Leave out all pictures. Return exactly the lines from the top of the material through the line containing "(312,112) -- cycle;".

.....

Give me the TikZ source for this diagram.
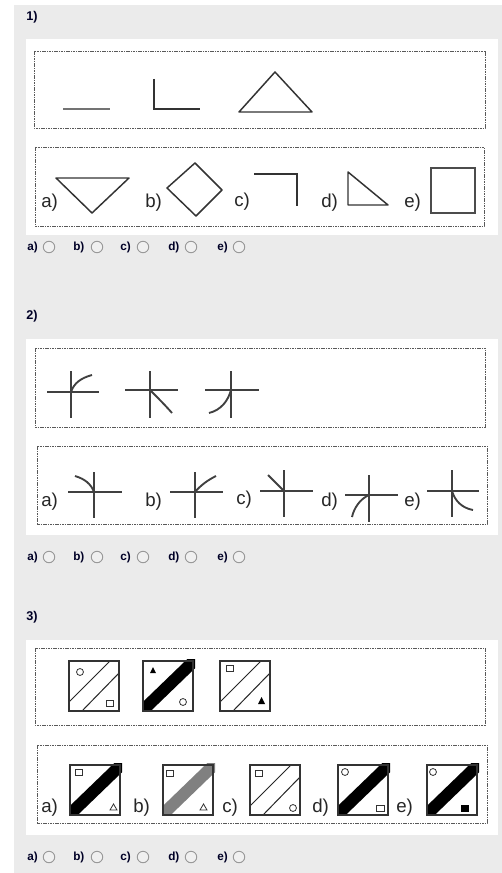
\documentclass[tikz,border=0pt]{standalone}
\usepackage{fontspec}
\setmainfont{Liberation Sans}
\begin{document}
\begin{tikzpicture}[x=0.75pt,y=-0.75pt,
  panelbox/.style={draw=black!65,line width=0.55pt,dash pattern=on 1.2pt off 0.6pt},
  fig/.style={draw=black!80,line width=1.1pt},
  fig2/.style={draw=black!75,line width=1.4pt},
  hdr/.style={font=\fontsize{9.5}{10}\selectfont\bfseries,anchor=west,inner sep=0pt,text=black!85!blue},
  optlab/.style={font=\fontsize{14}{15}\selectfont,anchor=west,inner sep=0pt,text=black!85},
  radlab/.style={font=\fontsize{8.8}{10}\selectfont\bfseries,anchor=west,inner sep=0pt,text=black!85!blue},
  radio/.style={circle,draw=black!40,fill=white!94!black,line width=0.7pt,minimum size=8.6pt,inner sep=0pt},
  tile/.style={draw=black!80,line width=0.9pt},
  tline/.style={draw=black!85,line width=0.75pt},
  small/.style={draw=black!80,line width=0.6pt},
  band/.style={line width=9pt,line cap=butt}
]
\useasboundingbox (0,0) rectangle (502,873);
\fill[black!8] (14,5) rectangle (502,873);
\fill[white] (26,39) rectangle (498,235);
\fill[white] (26,339) rectangle (498,535);
\fill[white] (26,640) rectangle (498,835);

% ---------------- Section 1
\node[hdr] (h1) at (26,17) {1)};
\draw[panelbox] (34,51) rectangle (485,128);
\draw[panelbox] (35,147) rectangle (484,226);
\draw[draw=black!55,line width=1.1pt] (63,109) -- (110,109);
\draw[fig] (154,79) -- (154,109) -- (200,109);
\draw[fig,line join=round] (275,72) -- (239,112) -- (312,112) -- cycle;

\node[optlab] (o1a) at (41,203) {a)};
\draw[fig,line join=round] (56,178) -- (129,178) -- (92,213) -- cycle;
\node[optlab] (o1b) at (145,203) {b)};
\draw[fig,line join=round] (195,163) -- (222,190) -- (196,216) -- (167,188) -- cycle;
\node[optlab] (o1c) at (234,202) {c)};
\draw[fig] (254,174) -- (297,174) -- (297,206);
\node[optlab] (o1d) at (321,203) {d)};
\draw[fig,line join=round] (348,172) -- (348,205) -- (388,205) -- cycle;
\node[optlab] (o1e) at (404,203) {e)};
\draw[draw=black!70,line width=1.1pt] (431,168) rectangle (475,213);

\foreach \lab/\lx/\cx in {a/27/49,b/73/97,c/120/143,d/168/191,e/217/239}{
  \node[radlab] (r1\lab) at (\lx,247) {\lab)};
  \node[radio] (c1\lab) at (\cx,247) {};
}

% ---------------- Section 2
\node[hdr] (h2) at (26,316) {2)};
\draw[panelbox] (35,348) rectangle (485,427);
\draw[panelbox] (37,446) rectangle (487,524);

\draw[fig2] (47,392) -- (99,392);
\draw[fig2] (71,371) -- (71,418);
\draw[fig2] (71,392) .. controls (74,383) and (81,378) .. (92,375);

\draw[fig2] (125,390) -- (178,390);
\draw[fig2] (150,371) -- (150,418);
\draw[fig2] (150,390) .. controls (158,398) and (165,405) .. (172,413);

\draw[fig2] (205,390) -- (259,390);
\draw[fig2] (231,371) -- (231,418);
\draw[fig2] (231,390) .. controls (228,401) and (221,410) .. (209,413);

\node[optlab] (o2a) at (41,502) {a)};
\draw[fig2] (68,492) -- (122,492);
\draw[fig2] (94,472) -- (94,518);
\draw[fig2] (94,492) .. controls (91,484) and (85,479) .. (75,476);
\node[optlab] (o2b) at (145,502) {b)};
\draw[fig2] (170,492) -- (223,492);
\draw[fig2] (195,472) -- (195,518);
\draw[fig2] (195,492) .. controls (201,485) and (208,480) .. (216,476);
\node[optlab] (o2c) at (236,500) {c)};
\draw[fig2] (260,491) -- (313,491);
\draw[fig2] (284,470) -- (284,517);
\draw[fig2] (284,491) -- (268,475);
\node[optlab] (o2d) at (321,502) {d)};
\draw[fig2] (345,495) -- (398,495);
\draw[fig2] (369,475) -- (369,522);
\draw[fig2] (369,495) .. controls (360,499) and (354,508) .. (352,517);
\node[optlab] (o2e) at (404,502) {e)};
\draw[fig2] (427,491) -- (479,491);
\draw[fig2] (452,470) -- (452,517);
\draw[fig2] (452,491) .. controls (455,501) and (462,508) .. (473,510);

\foreach \lab/\lx/\cx in {a/27/49,b/73/97,c/120/143,d/168/191,e/217/239}{
  \node[radlab] (r2\lab) at (\lx,557) {\lab)};
  \node[radio] (c2\lab) at (\cx,557) {};
}

% ---------------- Section 3
\node[hdr] (h3) at (26,617) {3)};
\draw[panelbox] (35,648) rectangle (485,725);
\draw[panelbox] (37,745) rectangle (487,823);

% tile 1
\begin{scope}[shift={(69,661)}]
  \draw[tline] (0,41) -- (41,0);
  \draw[tline] (13,50) -- (50,12);
  \draw[small] (11,11) circle[radius=2.6pt];
  \draw[small] (37,39) rectangle (44,45);
  \draw[tile] (0,0) rectangle (50,50);
\end{scope}
% tile 2
\begin{scope}[shift={(143,661)}]
  \begin{scope}
    \clip (0,-2) rectangle (52,50);
    \draw[band,black] (-4,53) -- (54,-3);
  \end{scope}
  \fill[black] (7,12) -- (13,12) -- (10,6) -- cycle;
  \draw[small] (40,41) circle[radius=2.6pt];
  \draw[tile] (0,0) rectangle (50,50);
\end{scope}
% tile 3
\begin{scope}[shift={(220,661)}]
  \draw[tline] (0,41) -- (41,0);
  \draw[tline] (13,50) -- (50,12);
  \draw[small] (6,4) rectangle (13,10);
  \fill[black] (38,43) -- (45,43) -- (41.5,36) -- cycle;
  \draw[tile] (0,0) rectangle (50,50);
\end{scope}

\node[optlab] (o3a) at (41,808) {a)};
\begin{scope}[shift={(70,765)}]
  \begin{scope}
    \clip (0,-2) rectangle (52,50);
    \draw[band,black] (-4,53) -- (54,-3);
  \end{scope}
  \draw[small] (5,4) rectangle (12,10);
  \draw[small] (40,45) -- (47,45) -- (43.5,39) -- cycle;
  \draw[tile] (0,0) rectangle (50,50);
\end{scope}
\node[optlab] (o3b) at (133,808) {b)};
\begin{scope}[shift={(163,765)}]
  \begin{scope}
    \clip (0,-2) rectangle (52,50);
    \draw[band,black!50] (-4,53) -- (54,-3);
  \end{scope}
  \draw[small] (3,5) rectangle (10,11);
  \draw[small] (37,45) -- (44,45) -- (40.5,39) -- cycle;
  \draw[tile] (0,0) rectangle (50,50);
\end{scope}
\node[optlab] (o3c) at (222,808) {c)};
\begin{scope}[shift={(250,765)}]
  \draw[tline] (0,41) -- (41,0);
  \draw[tline] (13,50) -- (50,12);
  \draw[small] (5,5) rectangle (12,11);
  \draw[small] (43,43) circle[radius=2.6pt];
  \draw[tile] (0,0) rectangle (50,50);
\end{scope}
\node[optlab] (o3d) at (312,808) {d)};
\begin{scope}[shift={(338,765)}]
  \begin{scope}
    \clip (0,-2) rectangle (52,50);
    \draw[band,black] (-4,53) -- (54,-3);
  \end{scope}
  \draw[small] (7,7) circle[radius=2.6pt];
  \draw[small] (38,40) rectangle (46,46);
  \draw[tile] (0,0) rectangle (50,50);
\end{scope}
\node[optlab] (o3e) at (396,808) {e)};
\begin{scope}[shift={(427,765)}]
  \begin{scope}
    \clip (0,-2) rectangle (52,50);
    \draw[band,black] (-4,53) -- (54,-3);
  \end{scope}
  \draw[small] (6,7) circle[radius=2.6pt];
  \fill[black] (34,40) rectangle (42,47);
  \draw[tile] (0,0) rectangle (50,50);
\end{scope}

\foreach \lab/\lx/\cx in {a/27/49,b/73/97,c/120/143,d/168/191,e/217/239}{
  \node[radlab] (r3\lab) at (\lx,857) {\lab)};
  \node[radio] (c3\lab) at (\cx,857) {};
}
\end{tikzpicture}
\end{document}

.....

Response
Give me the TikZ source for this diagram.
\documentclass[tikz,border=0pt]{standalone}
\usepackage{fontspec}
\setmainfont{Liberation Sans}
\begin{document}
\begin{tikzpicture}[x=0.75pt,y=-0.75pt,
  panelbox/.style={draw=black!65,line width=0.55pt,dash pattern=on 1.2pt off 0.6pt},
  fig/.style={draw=black!80,line width=1.1pt},
  fig2/.style={draw=black!75,line width=1.4pt},
  hdr/.style={font=\fontsize{9.5}{10}\selectfont\bfseries,anchor=west,inner sep=0pt,text=black!85!blue},
  optlab/.style={font=\fontsize{14}{15}\selectfont,anchor=west,inner sep=0pt,text=black!85},
  radlab/.style={font=\fontsize{8.8}{10}\selectfont\bfseries,anchor=west,inner sep=0pt,text=black!85!blue},
  radio/.style={circle,draw=black!40,fill=white!94!black,line width=0.7pt,minimum size=8.6pt,inner sep=0pt},
  tile/.style={draw=black!80,line width=0.9pt},
  tline/.style={draw=black!85,line width=0.75pt},
  small/.style={draw=black!80,line width=0.6pt},
  band/.style={line width=9pt,line cap=butt}
]
\useasboundingbox (0,0) rectangle (502,873);
\fill[black!8] (14,5) rectangle (502,873);
\fill[white] (26,39) rectangle (498,235);
\fill[white] (26,339) rectangle (498,535);
\fill[white] (26,640) rectangle (498,835);

% ---------------- Section 1
\node[hdr] (h1) at (26,17) {1)};
\draw[panelbox] (34,51) rectangle (485,128);
\draw[panelbox] (35,147) rectangle (484,226);
\draw[draw=black!55,line width=1.1pt] (63,109) -- (110,109);
\draw[fig] (154,79) -- (154,109) -- (200,109);
\draw[fig,line join=round] (275,72) -- (239,112) -- (312,112) -- cycle;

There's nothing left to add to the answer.